Sectarian violence has been a part of the region for a long time, Dr. Tadros noted. Since the ousting of the Mubarak regime, however, Dr. Tadros has observed in her quantitative and qualitative research an increase of new and more systematic forms of sectarian violence throughout the region. “Even in parts of Egypt where there was a high degree of social harmony, this peace is now being ruptured,” Dr. Tadros said, mentioning the case of governorates such as Ismailia, the New Valley and Aswan, which began to experience sectarian violence from 2011 onwards.
The fact that many Copts participated in the Egyptian revolution did not protect the community from acts of revenge after the elections, when the majority of the Copts did not vote for the Muslim Brotherhood. Dr. Tadros now fears a similar or worse situation in Syria, where there is even more diversity in terms of religious belief and ethnicity. The worry is that acts of revenge against those Syrians who may not vote for the Islamist forces in future elections could be even more drastic and systematic then they are in Egypt today. “The elections in post-war Syria may lead to an exclusive majoritarian rule,” said Dr. Tadros. “The most vulnerable are always the first to be targeted in a situation where security and protection are not sustained.”
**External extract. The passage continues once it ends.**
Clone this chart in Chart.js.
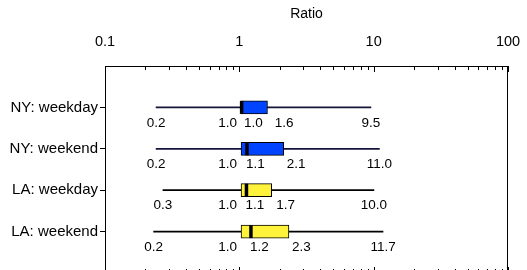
<!DOCTYPE html>
<html>
<head>
<meta charset="utf-8">
<script src="https://cdn.jsdelivr.net/npm/chart.js@4.4.1/dist/chart.umd.min.js"></script>
<style>
  html, body { margin: 0; padding: 0; background: #fff; overflow: hidden; }
  #wrap { width: 527px; height: 276px; position: relative; }
</style>
</head>
<body>
<div id="wrap"><canvas id="ratioChart"></canvas></div>
<script>
// Data
const categories = ['NY: weekday', 'NY: weekend', 'LA: weekday', 'LA: weekend'];
const minValues = [0.24, 0.24, 0.27, 0.23];
const q1Values = [1.03, 1.03, 1.03, 1.03];
const medianValues = [1.04, 1.14, 1.13, 1.22];
const q3Values = [1.62, 2.14, 1.74, 2.34];
const maxValues = [9.54, 11.04, 10.04, 11.74];
const xTickValues = [0.1, 1, 10, 100];

const boxColors = ['#0044ff', '#0044ff', '#fff23a', '#fff23a'];
const whiskerColors = ['#14143a', '#14143a', '#000000', '#000000'];

Chart.defaults.font.family = '"Liberation Sans", Arial, sans-serif';
Chart.defaults.color = '#000';

// frame, inward tick marks, medians and value labels
const boxExtras = {
    id: 'boxExtras',
    afterDatasetsDraw(chart) {
        const ctx = chart.ctx;
        const area = chart.chartArea;
        const xs = chart.scales.x;
        const ys = chart.scales.y;

        ctx.save();
        ctx.strokeStyle = '#000';
        ctx.lineWidth = 1;

        // frame
        ctx.strokeRect(Math.round(area.left) + 0.5, Math.round(area.top) + 0.5,
            Math.round(area.right - area.left) - 1, Math.round(area.bottom - area.top) - 1);

        // log ticks pointing inward, top and bottom
        for (let d = -1; d <= 2; d++) {
            for (let m = 1; m <= 9; m++) {
                const v = m * Math.pow(10, d);
                if (v > 100) break;
                const px = Math.round(xs.getPixelForValue(v)) + 0.5;
                const len = m === 1 ? 6 : 4;
                ctx.beginPath();
                ctx.moveTo(px, area.top);
                ctx.lineTo(px, area.top + len);
                ctx.moveTo(px, area.bottom);
                ctx.lineTo(px, area.bottom - len);
                ctx.stroke();
            }
        }

        // medians
        ctx.lineWidth = 3.5;
        medianValues.forEach((v, i) => {
            const px = xs.getPixelForValue(v);
            const py = ys.getPixelForValue(i);
            ctx.beginPath();
            ctx.moveTo(px, py - 6.5);
            ctx.lineTo(px, py + 6.5);
            ctx.stroke();
        });

        // value labels under each box
        ctx.fillStyle = '#000';
        ctx.font = '13.5px "Liberation Sans", Arial, sans-serif';
        ctx.textBaseline = 'middle';
        categories.forEach((c, i) => {
            const y = ys.getPixelForValue(i) + 15.5;
            const minPx = xs.getPixelForValue(minValues[i]);
            const q1Px = xs.getPixelForValue(q1Values[i]);
            const medPx = xs.getPixelForValue(medianValues[i]);
            const q3Px = xs.getPixelForValue(q3Values[i]);
            const maxPx = xs.getPixelForValue(maxValues[i]);

            ctx.textAlign = 'center';
            ctx.fillText(minValues[i].toFixed(1), minPx, y);
            ctx.fillText(maxValues[i].toFixed(1), maxPx, y);

            ctx.textAlign = 'right';
            ctx.fillText(q1Values[i].toFixed(1), q1Px - 4, y);

            ctx.textAlign = 'left';
            const medText = medianValues[i].toFixed(1);
            const medLeft = Math.max(medPx - 1, q1Px + 3);
            ctx.fillText(medText, medLeft, y);
            const medRight = medLeft + ctx.measureText(medText).width;
            ctx.fillText(q3Values[i].toFixed(1), Math.max(q3Px + 3, medRight + 12), y);
        });
        ctx.restore();
    }
};

const ctx = document.getElementById('ratioChart').getContext('2d');
new Chart(ctx, {
    type: 'bar',
    data: {
        datasets: [
            {
                label: 'Whiskers',
                data: categories.map((c, i) => ({ y: i, x: [minValues[i], maxValues[i]] })),
                backgroundColor: whiskerColors,
                borderWidth: 0,
                barThickness: 1,
                grouped: false,
                order: 2
            },
            {
                label: 'Box',
                data: categories.map((c, i) => ({ y: i, x: [q1Values[i], q3Values[i]] })),
                backgroundColor: boxColors,
                borderColor: '#000',
                borderWidth: 1,
                borderSkipped: false,
                barThickness: 13,
                grouped: false,
                order: 1
            }
        ]
    },
    options: {
        indexAxis: 'y',
        responsive: true,
        maintainAspectRatio: false,
        animation: false,
        layout: { padding: { right: 19, bottom: 3, left: 0, top: 0 } },
        plugins: {
            legend: { display: false },
            tooltip: { enabled: false }
        },
        scales: {
            x: {
                type: 'logarithmic',
                position: 'top',
                min: 0.1,
                max: 100,
                afterBuildTicks: (scale) => {
                    scale.ticks = xTickValues.map(v => ({ value: v }));
                },
                afterFit: (scale) => {
                    scale.height = 66;
                    scale.paddingLeft = 0;
                    scale.paddingRight = 0;
                },
                ticks: {
                    autoSkip: false,
                    maxRotation: 0,
                    padding: 15,
                    font: { size: 14.5 },
                    callback: (v) => String(v)
                },
                grid: { display: false, drawTicks: false },
                border: { display: false },
                title: {
                    display: true,
                    text: 'Ratio',
                    font: { size: 14 },
                    padding: { top: 6, bottom: 0 }
                }
            },
            y: {
                type: 'linear',
                reverse: true,
                offset: false,
                min: -1,
                max: 4,
                afterBuildTicks: (scale) => {
                    scale.ticks = categories.map((c, i) => ({ value: i }));
                },
                afterFit: (scale) => {
                    scale.width = 105;
                    scale.paddingTop = 0;
                    scale.paddingBottom = 0;
                },
                ticks: {
                    padding: 2,
                    font: { size: 15 },
                    callback: (v) => categories[v]
                },
                grid: {
                    offset: false,
                    drawOnChartArea: false,
                    drawTicks: true,
                    tickLength: 5,
                    color: '#000'
                },
                border: { display: false }
            }
        }
    },
    plugins: [boxExtras]
});
</script>
</body>
</html>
Adherents of Islam who do not conform to the beliefs of the majority would also face severe restrictions. The challenge lies in establishing a system of inclusive democracy. “If we rely on Western democratic measures of promoting democracy, such as holding elections, Syria will sink into chaos even more,” Dr. Tadros fears.
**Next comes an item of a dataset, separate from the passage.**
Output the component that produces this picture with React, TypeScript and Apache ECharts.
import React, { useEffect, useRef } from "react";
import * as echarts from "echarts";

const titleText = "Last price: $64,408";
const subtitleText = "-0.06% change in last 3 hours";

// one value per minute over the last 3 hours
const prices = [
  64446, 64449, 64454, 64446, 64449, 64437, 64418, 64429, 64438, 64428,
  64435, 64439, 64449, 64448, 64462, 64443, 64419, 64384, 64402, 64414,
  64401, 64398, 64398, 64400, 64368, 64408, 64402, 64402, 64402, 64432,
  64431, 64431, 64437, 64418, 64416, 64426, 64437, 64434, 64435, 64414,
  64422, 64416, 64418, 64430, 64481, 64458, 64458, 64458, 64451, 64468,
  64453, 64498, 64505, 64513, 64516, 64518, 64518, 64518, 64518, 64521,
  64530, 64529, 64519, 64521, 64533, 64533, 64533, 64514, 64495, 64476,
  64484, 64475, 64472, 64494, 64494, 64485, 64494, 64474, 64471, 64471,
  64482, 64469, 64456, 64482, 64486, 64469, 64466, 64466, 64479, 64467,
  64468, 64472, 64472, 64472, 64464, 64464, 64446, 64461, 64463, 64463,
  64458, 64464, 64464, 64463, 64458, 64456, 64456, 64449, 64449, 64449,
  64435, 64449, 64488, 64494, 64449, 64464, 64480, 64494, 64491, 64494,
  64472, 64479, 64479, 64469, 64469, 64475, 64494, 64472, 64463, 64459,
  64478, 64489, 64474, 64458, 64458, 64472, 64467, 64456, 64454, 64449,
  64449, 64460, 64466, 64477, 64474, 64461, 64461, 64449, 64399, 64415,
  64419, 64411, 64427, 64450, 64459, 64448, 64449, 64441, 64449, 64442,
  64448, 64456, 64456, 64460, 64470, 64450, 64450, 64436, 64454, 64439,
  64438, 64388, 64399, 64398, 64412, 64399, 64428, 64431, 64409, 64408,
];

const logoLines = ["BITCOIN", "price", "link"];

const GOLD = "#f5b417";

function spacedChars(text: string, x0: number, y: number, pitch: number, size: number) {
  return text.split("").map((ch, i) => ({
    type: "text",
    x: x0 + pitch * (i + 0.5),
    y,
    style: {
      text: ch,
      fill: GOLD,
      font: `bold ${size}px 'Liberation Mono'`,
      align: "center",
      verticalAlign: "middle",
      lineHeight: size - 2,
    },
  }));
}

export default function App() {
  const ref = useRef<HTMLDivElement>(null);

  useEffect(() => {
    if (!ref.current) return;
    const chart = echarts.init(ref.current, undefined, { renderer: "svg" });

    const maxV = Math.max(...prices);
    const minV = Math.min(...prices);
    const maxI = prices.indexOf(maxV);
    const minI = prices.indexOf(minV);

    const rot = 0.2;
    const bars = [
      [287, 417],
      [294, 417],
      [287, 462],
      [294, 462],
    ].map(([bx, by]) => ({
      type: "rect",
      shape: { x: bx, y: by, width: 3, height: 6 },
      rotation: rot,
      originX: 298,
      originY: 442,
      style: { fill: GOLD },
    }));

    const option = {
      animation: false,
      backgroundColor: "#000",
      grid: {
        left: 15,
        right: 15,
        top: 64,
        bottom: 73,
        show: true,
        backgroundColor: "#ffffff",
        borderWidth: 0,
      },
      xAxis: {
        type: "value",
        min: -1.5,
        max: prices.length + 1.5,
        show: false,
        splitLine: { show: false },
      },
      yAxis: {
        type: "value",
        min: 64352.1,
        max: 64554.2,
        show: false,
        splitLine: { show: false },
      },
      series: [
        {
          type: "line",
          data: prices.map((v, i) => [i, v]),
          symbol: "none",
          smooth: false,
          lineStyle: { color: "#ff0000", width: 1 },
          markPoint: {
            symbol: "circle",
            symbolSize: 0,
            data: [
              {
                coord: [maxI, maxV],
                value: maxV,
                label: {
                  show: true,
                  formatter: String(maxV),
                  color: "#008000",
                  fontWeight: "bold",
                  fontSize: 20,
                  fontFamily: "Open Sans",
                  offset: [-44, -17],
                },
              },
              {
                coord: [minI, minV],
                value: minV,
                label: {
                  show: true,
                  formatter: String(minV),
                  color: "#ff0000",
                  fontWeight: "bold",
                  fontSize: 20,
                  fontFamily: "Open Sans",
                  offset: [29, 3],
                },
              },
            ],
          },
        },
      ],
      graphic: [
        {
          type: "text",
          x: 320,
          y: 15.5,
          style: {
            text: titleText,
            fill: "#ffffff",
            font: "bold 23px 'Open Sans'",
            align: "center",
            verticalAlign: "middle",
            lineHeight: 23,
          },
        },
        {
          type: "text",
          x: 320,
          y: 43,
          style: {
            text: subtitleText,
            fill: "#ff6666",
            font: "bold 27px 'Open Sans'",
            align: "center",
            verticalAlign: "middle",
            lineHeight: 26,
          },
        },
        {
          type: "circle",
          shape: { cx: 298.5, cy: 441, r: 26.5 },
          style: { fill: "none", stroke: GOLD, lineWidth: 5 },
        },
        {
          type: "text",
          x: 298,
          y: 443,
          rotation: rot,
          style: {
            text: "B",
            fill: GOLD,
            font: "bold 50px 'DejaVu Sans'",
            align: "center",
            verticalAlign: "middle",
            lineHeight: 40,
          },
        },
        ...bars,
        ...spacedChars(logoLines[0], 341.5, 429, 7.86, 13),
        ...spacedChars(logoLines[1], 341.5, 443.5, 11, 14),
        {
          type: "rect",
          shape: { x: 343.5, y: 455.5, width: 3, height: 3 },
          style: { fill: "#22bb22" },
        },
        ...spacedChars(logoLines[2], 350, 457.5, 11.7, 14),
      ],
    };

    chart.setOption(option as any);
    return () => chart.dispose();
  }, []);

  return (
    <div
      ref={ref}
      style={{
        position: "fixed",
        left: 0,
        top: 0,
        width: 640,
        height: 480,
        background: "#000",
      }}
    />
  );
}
Furthermore, Dr. Tadros warns of an emergence of a dedicated Islamist bloc throughout the Middle East, in which powerful Jihadi/Salafi networks, which are already condoned by the Muslim Brotherhood, could possibly heavily influence future governing powers in the region.
Dr. Mariz Tadros researches participatory concepts and processes of democratization in the Middle East and North Africa. In November 2012 she held a lecture as part of a series of discussions organized by CSI regarding the future of religious minorities in the Middle East.